◆ Task requirements
Write the lines out again, from the top of the material to the line containing "0.6, pad=12, x=0.506)", pictures excluded.

◇ ◇ ◇

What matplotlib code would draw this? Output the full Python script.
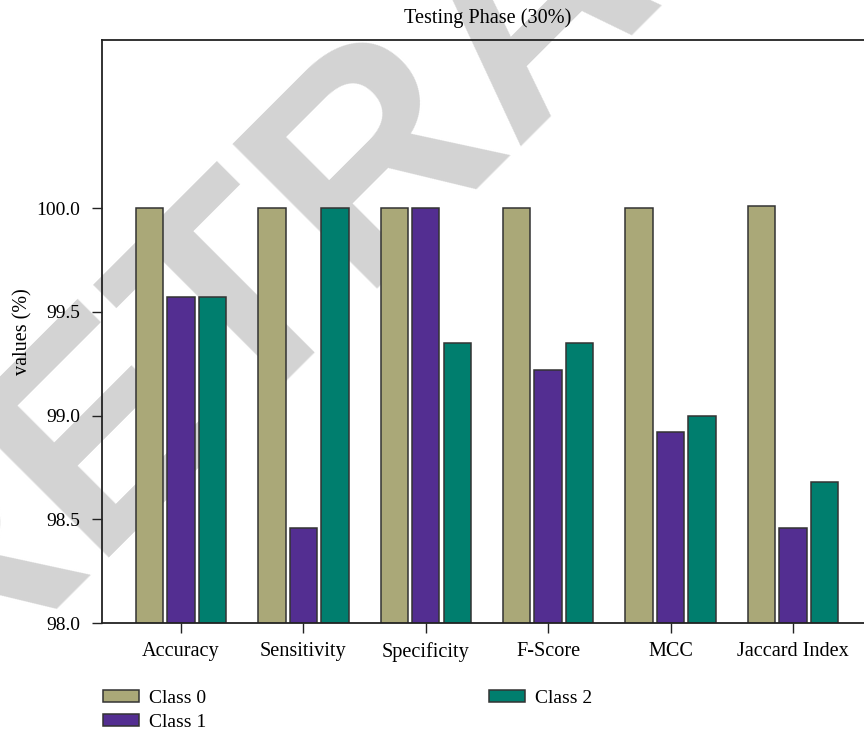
import numpy as np
import matplotlib
matplotlib.use("Agg")
import matplotlib.pyplot as plt
from matplotlib.patches import Patch

# Per-class metrics for the testing phase (30%)
metrics = ["Accuracy", "Sensitivity", "Specificity", "F-Score", "MCC", "Jaccard Index"]
class0 = [100.00, 100.00, 100.00, 100.00, 100.00, 100.01]
class1 = [99.57, 98.46, 100.00, 99.22, 98.92, 98.46]
class2 = [99.57, 100.00, 99.35, 99.35, 99.00, 98.68]
class_names = ["Class 0", "Class 1", "Class 2"]
colors = ["#aaa878", "#532e91", "#007e6e"]

plt.rcParams["font.family"] = ["Liberation Serif", "DejaVu Serif"]
FS = 14

fig = plt.figure(figsize=(8.64, 7.31), dpi=100)
ax = fig.add_axes([102 / 864, 1 - 623 / 731, 1 - 102 / 864, (623 - 40) / 731])
ax.set_facecolor("none")

# Background stamp
fig.text(-62 / 864, 1 - 709 / 731, "RETRACTED", rotation=45, rotation_mode="anchor",
         ha="left", va="baseline", fontsize=214, fontweight="bold",
         family="Liberation Sans", color="#d3d3d3", zorder=-5)

x = np.arange(len(metrics))
width = 0.224
offset = 0.257
for i, (vals, name, col) in enumerate(zip([class0, class1, class2], class_names, colors)):
    ax.bar(x + (i - 1) * offset, vals, width, color=col, edgecolor="#333333",
           linewidth=1.1, label=name, zorder=2)

ax.set_xlim(-0.645, 5.58)
ax.set_ylim(98.0, 100.81)
ax.set_yticks([98.0, 98.5, 99.0, 99.5, 100.0])
ax.set_yticklabels(["98.0", "98.5", "99.0", "99.5", "100.0"])
ax.set_xticks(x)
ax.set_xticklabels(metrics)
ax.tick_params(axis="both", labelsize=FS, direction="out", length=7, width=1, color="#222222")
ax.tick_params(axis="x", pad=6.5, labelsize=FS + 0.6)
ax.tick_params(axis="y", pad=8.5)
for s in ["left", "bottom", "top"]:
    ax.spines[s].set_linewidth(1.3)
    ax.spines[s].set_color("#222222")
ax.spines["right"].set_visible(False)

ax.set_ylabel("values (%)", fontsize=FS + 0.5, labelpad=3)
ax.set_title("Testing Phase (30%)", fontsize=FS + 0.6, pad=12, x=0.506)

handles = [Patch(facecolor=c, edgecolor="#333333", linewidth=1.1) for c in colors]
fig.legend(handles, class_names, ncol=2, loc="upper left",
           bbox_to_anchor=(95 / 864, 1 - 682 / 731), frameon=False, fontsize=FS,
           handlelength=1.85, handleheight=0.55, handletextpad=0.55,
           columnspacing=14.5, labelspacing=0.36, borderaxespad=0)

fig.savefig("out.png", dpi=100)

◇ ◇ ◇

◆ Answer to the task
What matplotlib code would draw this? Output the full Python script.
import numpy as np
import matplotlib
matplotlib.use("Agg")
import matplotlib.pyplot as plt
from matplotlib.patches import Patch

# Per-class metrics for the testing phase (30%)
metrics = ["Accuracy", "Sensitivity", "Specificity", "F-Score", "MCC", "Jaccard Index"]
class0 = [100.00, 100.00, 100.00, 100.00, 100.00, 100.01]
class1 = [99.57, 98.46, 100.00, 99.22, 98.92, 98.46]
class2 = [99.57, 100.00, 99.35, 99.35, 99.00, 98.68]
class_names = ["Class 0", "Class 1", "Class 2"]
colors = ["#aaa878", "#532e91", "#007e6e"]

plt.rcParams["font.family"] = ["Liberation Serif", "DejaVu Serif"]
FS = 14

fig = plt.figure(figsize=(8.64, 7.31), dpi=100)
ax = fig.add_axes([102 / 864, 1 - 623 / 731, 1 - 102 / 864, (623 - 40) / 731])
ax.set_facecolor("none")

# Background stamp
fig.text(-62 / 864, 1 - 709 / 731, "RETRACTED", rotation=45, rotation_mode="anchor",
         ha="left", va="baseline", fontsize=214, fontweight="bold",
         family="Liberation Sans", color="#d3d3d3", zorder=-5)

x = np.arange(len(metrics))
width = 0.224
offset = 0.257
for i, (vals, name, col) in enumerate(zip([class0, class1, class2], class_names, colors)):
    ax.bar(x + (i - 1) * offset, vals, width, color=col, edgecolor="#333333",
           linewidth=1.1, label=name, zorder=2)

ax.set_xlim(-0.645, 5.58)
ax.set_ylim(98.0, 100.81)
ax.set_yticks([98.0, 98.5, 99.0, 99.5, 100.0])
ax.set_yticklabels(["98.0", "98.5", "99.0", "99.5", "100.0"])
ax.set_xticks(x)
ax.set_xticklabels(metrics)
ax.tick_params(axis="both", labelsize=FS, direction="out", length=7, width=1, color="#222222")
ax.tick_params(axis="x", pad=6.5, labelsize=FS + 0.6)
ax.tick_params(axis="y", pad=8.5)
for s in ["left", "bottom", "top"]:
    ax.spines[s].set_linewidth(1.3)
    ax.spines[s].set_color("#222222")
ax.spines["right"].set_visible(False)

ax.set_ylabel("values (%)", fontsize=FS + 0.5, labelpad=3)
ax.set_title("Testing Phase (30%)", fontsize=FS + 0.6, pad=12, x=0.506)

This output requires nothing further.